I had never come across these words before and I did not realise then that they come from the famous poem by Laurence Binyon. Of course I have heard these words countless times since at Remembrance Sunday services and seen them engraved on War memorials all over the country. But as a young boy they fascinated me and led me to find out about the wars that these men had fought and died in. And when I grew up I visited some of the battlefields where those men had died and learnt about the terrible suffering that they had endured.  And when I was growing up the names on the war memorials at my school and in our town were very real to me. Because they were the names of family members such as my great uncle James Sparkes who had been killed during the Battle of the Somme during the first world war. They were the names of relatives of friends who I grew up with. And the wars themselves were remembered by family members who lived through them, like my granddad who fought on the Somme and my dad who was a radio operator in the RAF in the second world war, whose only experience of going up in a plane was in a Wellington Bomber over Chesterfield which was enough to scare the life out of him.

But now I suspect that for many of us the names on the war memorial across the road which we will gather around later this morning are just names. Those names may of course bring back memories of lost loved ones to some of you here but for the majority of people who pass by that memorial every day they are just names carved in stone. And that is a great shame because I think that it is important to remember the people that they were, where they fought and died and what they fought and died for. Because I feel that remembering them as individuals is the true meaning of remembrance.  When we go across the road the first name that we will see on the memorial is that of George Brown. George lived on the green here in Romanby and he sang for many years in the church choir at this church. Picture him stood behind me in the choir stalls. He served in the Durham Light Infantry in the First World War and died during the Battle of the Somme on 29th September 1916. He was only twenty.

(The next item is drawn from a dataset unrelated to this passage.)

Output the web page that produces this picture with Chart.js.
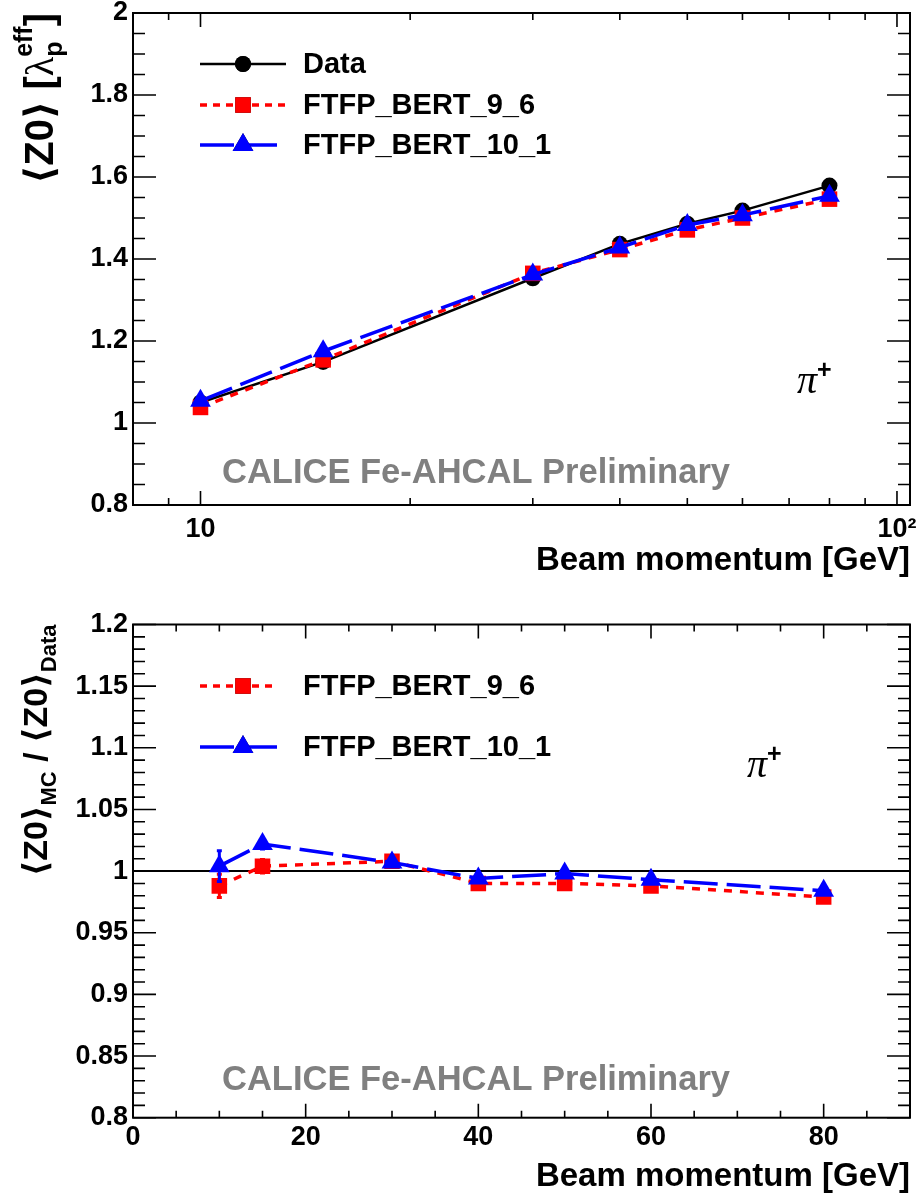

A bit further down the memorial is the name of Harold Senior who used to live with his wife Maud at Orchard House in Romanby and used to be a member of  Romanby Cricket Club. He died of mustard gas poisoning in France less than a month before the end of the first world war.  Just above him on the memorial is listed the name of William Morrison who has the unfortunate distinction of being the last local man to be killed in action before the armistice was signed on 11 November 1918.  Although William Morrison was the last local soldier to be killed before the armistice he wasn’t the last local soldier to die in the first world war. Commemorated on our War Memorial is Sydney Weighell who served with the Yorkshire regiment. Sydney was taken prisoner of war in March 1918 and after the war had finished he was killed on 20th November 1918 as he was making his way home through France.

When we get onto the names from the second world war we come across that of John Leslie Mackintosh. He lived in Hambleton Avenue which is just the other side of Boroughbridge road from here. He went to the Grammar School here in Northallerton and he was a good footballer and cricketer. As soon as he was old enough he joined the local squadron of the Air Training Corps. That squadron is still going and the cadets came to All Saints last Wednesday and we had an act of Remembrance during which we remembered Leslie. After he left school Leslie went to work as a clerk at County Hall and in December 1941 he volunteered for the RAF where he trained as a wireless mechanic. In June 1944 he took part in the Normandy landings and he lost his life in Normandy on 16th August 1944. He was just 21 years old.

The last person from the war memorial that I want to tell you about is Frank Catchpole. He used to live in the railway cottages here in Romanby. On leaving school he went to work for a farmer at Hutton Bonville where he learned how to plough with two shire horses, now a long forgotten skill. Later on he worked with his father as a linesmen for the LNER at Darlington.  He volunteered for the army when he was 17 but was turned down because he was too young. He was finally allowed into the army on 21st January 1939 and joined the Royal Army Service Corps. In May 1940 he was caught up in what was known as the Blitzkreig when the German army swept through France and the low countries. He was killed on 17th May 1940 defending the Neuport Bridge near Ostende in Belgium. He was 23 years old.

Those men are some of the real people behind the names on our war memorial. They were just like us, they went to school, they played cricket and football, they had ambition and hope for the future. John McCrae captured that notion beautifully in his famous World War One poem In Flanders Field when he wrote: 

“We are the Dead. Short days ago
We lived, felt dawn, saw sunset glow,
Loved and were loved, and now we lie
In Flanders fields.”

And it is right that we should remember those men who are listed on our war memorial as well as all those men and women who have died in conflicts since, because they fought for important values. They fought to defend freedom and democracy. They stood up against the bullies for those who were being oppressed. They recognised the evil of fascism and were willing to lay down their lives to stop it. We are who we are today because of those men and women, we enjoy the freedom and peace that we have today because of those men and women. We remember them as real living, breathing individuals not merely as names on a memorial.

In a short while we will leave this church and cross the road to our war memorial to give thanks for those from our community who gave their lives so that we might enjoy peace and freedom. And as we do so let us remember that they were real people just like us. Let us remember them as the individuals they were, let us pray for those individuals who are still risking their lives for us in places such as Afghanistan and let us thank God for the peace and freedom that we enjoy.